Authors address their limitations (see Further Research section of the blog).

Review Ratings

• Soundness: 4 (Excellent)
• Presentation: 4 (Excellent)
• Contribution: 4 (Excellent)
• Overall: 8 (Strong Accept)
• Confidence: 3 (You are fairly confident in your assessment.)

Diagrams

Diagram 1

We observe a consistent improvement in zero-shot performance across various NLP tasks as the number of parameters in the GPT-2 model increases. This suggests that enlarging the size and capacity of the language model enhances its ability to learn relevant features during pre-training.
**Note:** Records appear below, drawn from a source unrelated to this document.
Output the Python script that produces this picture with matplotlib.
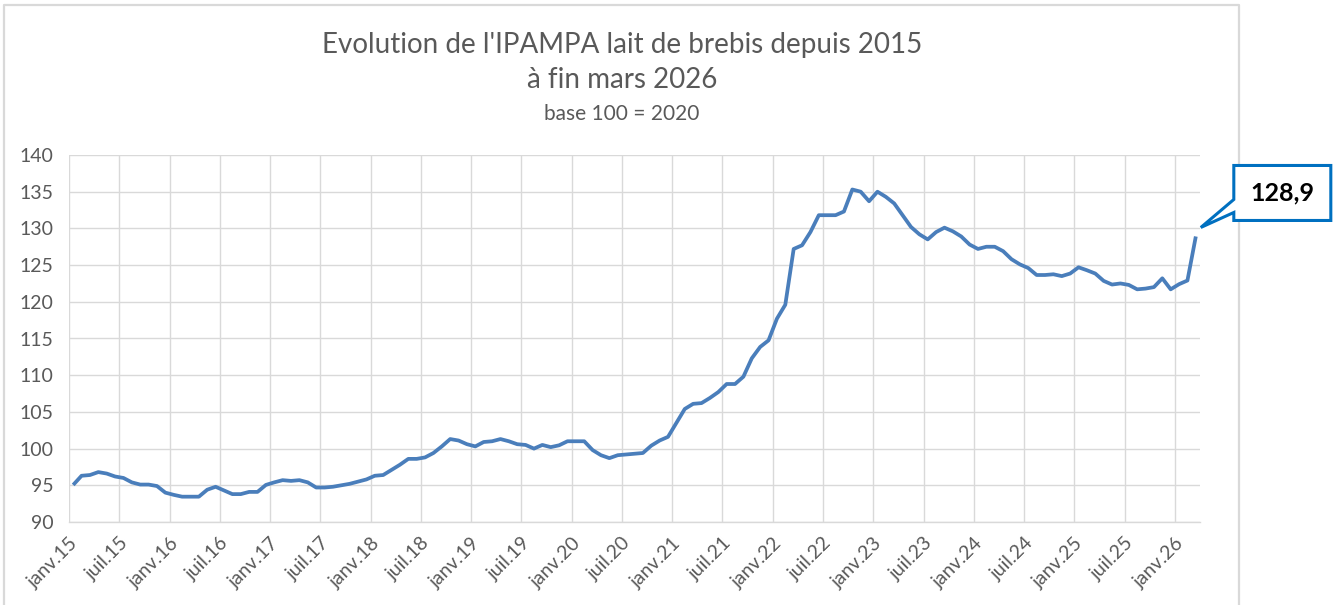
import numpy as np
import matplotlib.pyplot as plt
from matplotlib.patches import Polygon
from matplotlib.lines import Line2D

# IPAMPA lait de brebis, mensuel, janv. 2015 -> mars 2026 (base 100 = 2020)
annees = list(range(2015, 2027))
valeurs = [
    95.05, 96.3, 96.4, 96.8, 96.6, 96.2, 96.0, 95.4, 95.1, 95.1, 94.9, 94.0,        # 2015
    93.7, 93.45, 93.45, 93.45, 94.4, 94.8, 94.3, 93.8, 93.8, 94.1, 94.1, 95.05,     # 2016
    95.4, 95.7, 95.6, 95.7, 95.4, 94.7, 94.7, 94.8, 95.0, 95.2, 95.5, 95.8,         # 2017
    96.3, 96.4, 97.1, 97.8, 98.6, 98.6, 98.8, 99.4, 100.3, 101.3, 101.1, 100.6,     # 2018
    100.3, 100.9, 101.0, 101.3, 101.0, 100.6, 100.5, 100.0, 100.5, 100.2, 100.45, 101.0,  # 2019
    101.0, 101.0, 99.8, 99.1, 98.7, 99.1, 99.2, 99.3, 99.4, 100.4, 101.1, 101.6,    # 2020
    103.5, 105.4, 106.1, 106.2, 106.9, 107.7, 108.8, 108.8, 109.8, 112.3, 113.85, 114.75,  # 2021
    117.7, 119.6, 127.2, 127.7, 129.5, 131.8, 131.8, 131.8, 132.3, 135.3, 135.0, 133.7,    # 2022
    135.0, 134.3, 133.4, 131.8, 130.2, 129.2, 128.5, 129.5, 130.1, 129.6, 128.9, 127.8,    # 2023
    127.2, 127.5, 127.5, 126.9, 125.8, 125.1, 124.6, 123.65, 123.65, 123.75, 123.5, 123.85,  # 2024
    124.7, 124.3, 123.85, 122.85, 122.35, 122.5, 122.3, 121.7, 121.8, 122.0, 123.2, 121.7,  # 2025
    122.4, 122.9, 128.9,                                                            # 2026
]
etiquettes = []
for a in annees:
    etiquettes.append("janv.%02d" % (a % 100))
    if a < 2026:
        etiquettes.append("juil.%02d" % (a % 100))
derniere = "128,9"

bleu = "#4a7ebb"
gris_txt = "#595959"
gris_grille = "#d9d9d9"

plt.rcParams['font.family'] = ['Lato', 'DejaVu Sans']

fig = plt.figure(figsize=(13.38, 6.05), dpi=100)
ax = fig.add_axes([69 / 1338, 1 - 522 / 605, 1131 / 1338, 367 / 605])

x = np.arange(len(valeurs))
ax.plot(x, valeurs, color=bleu, lw=2.7, solid_joinstyle='round', solid_capstyle='butt', zorder=3)

ax.set_xlim(-0.5, len(valeurs) - 0.5)
ax.set_ylim(90, 140)
ax.set_yticks(np.arange(90, 141, 5))
pos = np.arange(len(etiquettes)) * 6 - 0.5
ax.set_xticks(pos)
ax.set_xticklabels(etiquettes, rotation=45, ha='right', va='top', rotation_mode='anchor')
ax.tick_params(axis='both', length=0, labelsize=14, labelcolor=gris_txt)
ax.tick_params(axis='y', pad=11)
ax.tick_params(axis='x', pad=9)
ax.grid(True, color=gris_grille, lw=1.0)
ax.set_axisbelow(True)
for s in ['top', 'right', 'left']:
    ax.spines[s].set_visible(False)
ax.spines['bottom'].set_color(gris_grille)
ax.spines['bottom'].set_linewidth(1.0)

# titre
cx = 622 / 1338
fig.text(cx, 1 - 53 / 605, "Evolution de l'IPAMPA lait de brebis depuis 2015", ha='center', va='baseline',
         fontsize=20, color=gris_txt)
fig.text(cx, 1 - 88 / 605, "à fin mars 2026", ha='center', va='baseline', fontsize=20, color=gris_txt)
fig.text(cx, 1 - 120 / 605, "base 100 = 2020", ha='center', va='baseline', fontsize=15, color=gris_txt)

# cadre du graphique
fig.add_artist(Line2D([4 / 1338, 4 / 1338, 1239 / 1338, 1239 / 1338], [0, 1 - 5 / 605, 1 - 5 / 605, 0],
                      transform=fig.transFigure, color=gris_grille, lw=1.6))

# bulle pour la derniere valeur
fig.canvas.draw()
px, py = ax.transData.transform((x[-1], valeurs[-1]))
tx, ty = px + 5, py + 9
L, R, T, B = px + 38, px + 135, py + 71, py + 16
pts = [(L, T), (R, T), (R, B), (L, B), (L, B + 8), (tx, ty), (L, B + 21)]
fig.add_artist(Polygon(pts, closed=True, transform=None, facecolor='white', edgecolor='#0070c0', lw=2.2,
                       joinstyle='miter', zorder=5))
fig.text((L + R) / 2 / 1338, (T + B) / 2 / 605, derniere, ha='center', va='center', fontsize=18,
         fontweight='bold', color='black', zorder=6)

fig.savefig("out.png", dpi=100)
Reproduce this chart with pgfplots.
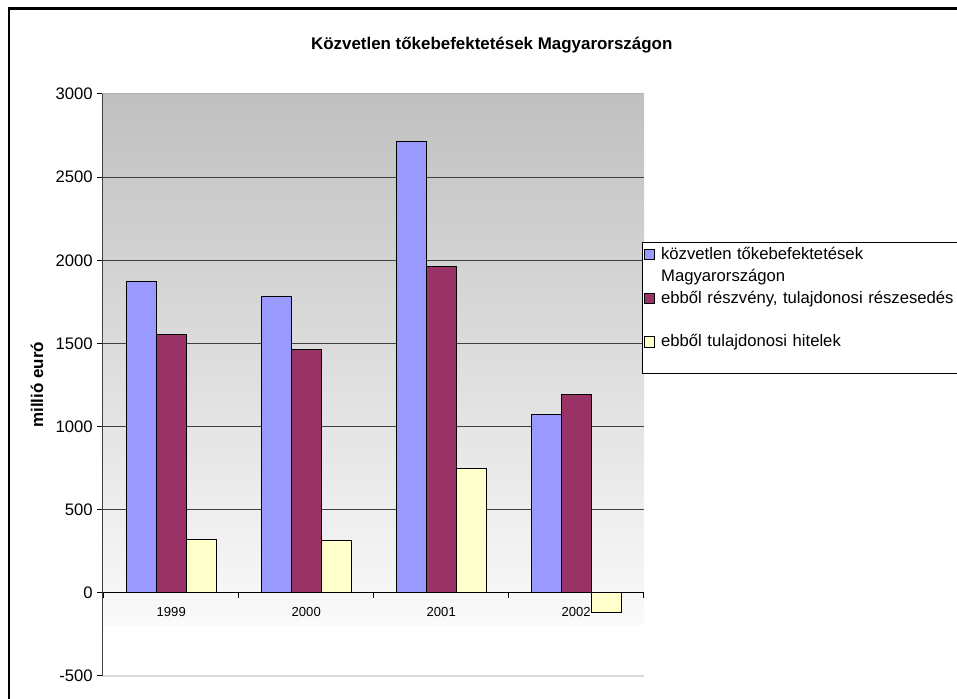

While the GPT model may not reach the performance levels of some specific tasks achieved by other models, its impressive performance is noteworthy, especially considering its understanding of text without task-specific fine-tuning.

Diagram 2

The fig shows GPT-2 model performance steadily increases, achieving new state-of-the-art results on common nouns (93.3%) and named entities (89.1%) in the CBT. The Childrens Book Test (CBT) assesses language model performance across various word categories, including named entities, nouns, verbs, and prepositions to predict the correct option among 10 choices for an omitted word.

Diagram 3

The Winograd Schema challenge evaluates systems for commonsense reasoning by assessing their ability to resolve ambiguities in text.GPT-2 achieves a state-of-the-art accuracy of 70.70%, marking a 7% improvement over previous results.

Diagram 4

OpenAI's summary of GPT-2's performance on various benchmark tests compared to the state of the art models at the time.

Diagram 5

The performance of GPT-2 model on both the training and test sets of WebText are similar and improve together as model size is increased suggesting that the model hasnt completely learned the patterns form the dataset and there is still potential to train bigger models and for longer.